— Будь умницей, моя хорошая, слушайся мамочку.
Вечером он вернулся раньше обычного. Не зная, чем себя занять, слонялся по квартире, как незваный гость. Раз десять перечитал одну и ту же газету.
Служанка путалась под ногами. Макала в уксус белый платок, исчезала в спальне, опять появлялась. Миллер ходил на цыпочках, но девушка, обиженная за весь прекрасный пол, зло поглядывала на него и шипела:
— Господин мог бы и не топать… Мадам и так плохо себя чувствует…
Потом, вдобавок к головной боли, начались спазмы. Миллер вошел в спальню, но служанка не подпустила его к кровати, словно там лежала роженица. Он стоял в углу, глядя на утопающую в подушках растрепанную голову и обнаженные дрожащие плечи. Да, это он виноват. Миллер не переносил женских слез. Он знал, что это не в первый и не в последний раз, но всегда, стоило жене разрыдаться, ему казалось, что ее плечи никогда не успокоятся, не перестанут дрожать. Он опустил голову и тяжело вздохнул. Но вдруг на него градом посыпались упреки и претензии, глупые женские претензии, и Миллер ощутил, что чувство вины и сострадания стремительно исчезает, испаряется, а его место занимает ненависть, тяжелая, глухая ненависть. И в четырех стенах сразу стало душно и тесно, словно за тюремной решеткой, что преграждает путь к свободе и счастью.
Она все говорила и говорила, громко, торопливо и бестолково. Припоминала всякие мелочи, забытые сто лет назад. Миллер стоял перед ней, глядя на мокрые глаза и растрепанные волосы, от которых пахло постельным бельем, приближающейся старостью и злобой. Смотрел, как у нее на скулах все ярче проступают багровые пятна, и разочарованно думал: неужели он когда-то ее любил?

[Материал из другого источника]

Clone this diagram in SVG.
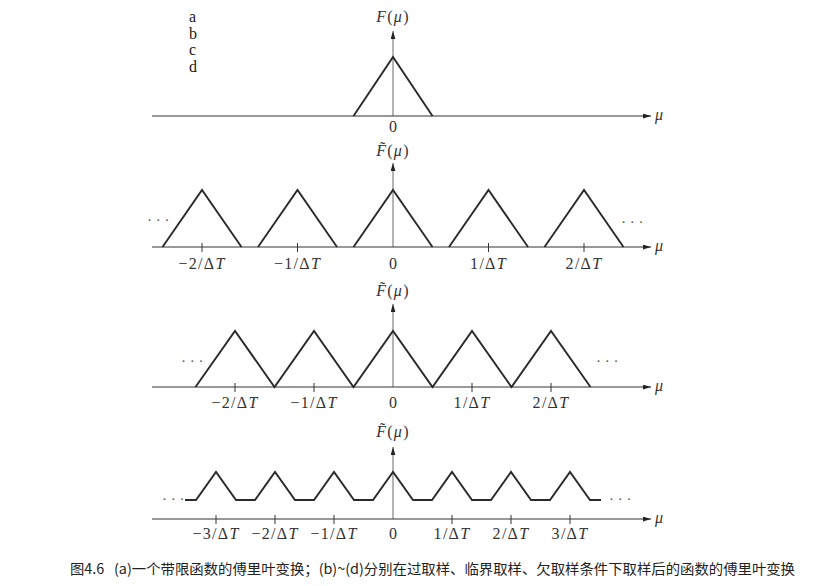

А она не замолкала. Теперь она видела, как далеки они друг от друга, какой он чужой, этот рослый, хмурый человек, что стоит возле ее постели. Видела, что ее претензии нелепы и бесполезны, но не могла остановиться. Ей уже хотелось, чтобы он подошел поближе, она даже стала заглядывать ему в глаза, надеясь услышать хоть одно-единственное слово, но он молчал, молчал холодно и упрямо. Она укрылась с головой, чтобы он не видел, как ей больно и стыдно, а он встал, тяжелым шагом вышел из комнаты и хлопнул дверью, бросив служанке:
— Не запирать!.. Не люблю стучаться среди ночи. Понятно?
Мороз покалывал щеки, ветер грохотал оторванным листом кровельного железа. В глаза била снежная крупа.
Миллер широко, свободно зашагал посреди пустой улицы. Погода была под стать настроению. Сперва он злился. Не мог понять, с чего это он стушевался перед двумя глупыми бабами, истеричкой женой и прислугой.
— Так тебе и надо, — ругал он себя сквозь зубы, — так тебе и надо… Эх ты, идиот…
Но вскоре ему стало жалко себя. Ему на спину взвалили груз, который он должен нести через всю жизнь, как верблюд через пустыню. Миллер ясно увидел, в какую паутину лжи он попал. Вот она, супружеская жизнь: бесконечные оправдания, головные боли, детские болезни. Ночью беги в аптеку за каплями, утром целуй жену в непричесанную голову. Наставления тестя и тещи, унылые семейные праздники.
Нет, он не сдастся, он еще поборется! Миллер поднял голову и гордо оглядел безлюдную улицу. Теперь он шел легко и стремительно, словно бесполезная ноша внезапно свалилась с плеч. Он будто парил над землей. Ему хотелось сбросить кожу, взмыть ввысь и улететь куда-то далеко-далеко, где его никто не знает, и там, среди чужих людей, обрести свободу ото всех и от себя.
Вдруг он остановился, задрал голову и попытался заглянуть в окно на первом этаже. Перед глазами возникла коротко постриженная девушка, и он вновь почувствовал тепло ее тела, точь-в-точь как вчера, когда она прижималась к нему, словно хотела в нем утонуть, и шептала:
— Милый мой, единственный…
Он долго всматривался в знакомое окно. Почему такой слабый свет, почему оно занавешено? Миллер несколько раз свистнул и замер в ожидании. Он дрожал от нетерпения, с ненавистью глядя на жалюзи, вдруг ставшие непреодолимым препятствием. Наклонился, зачерпнул горсть снега и быстрым, нервным движением слепил снежок. Бросить в окно или нет?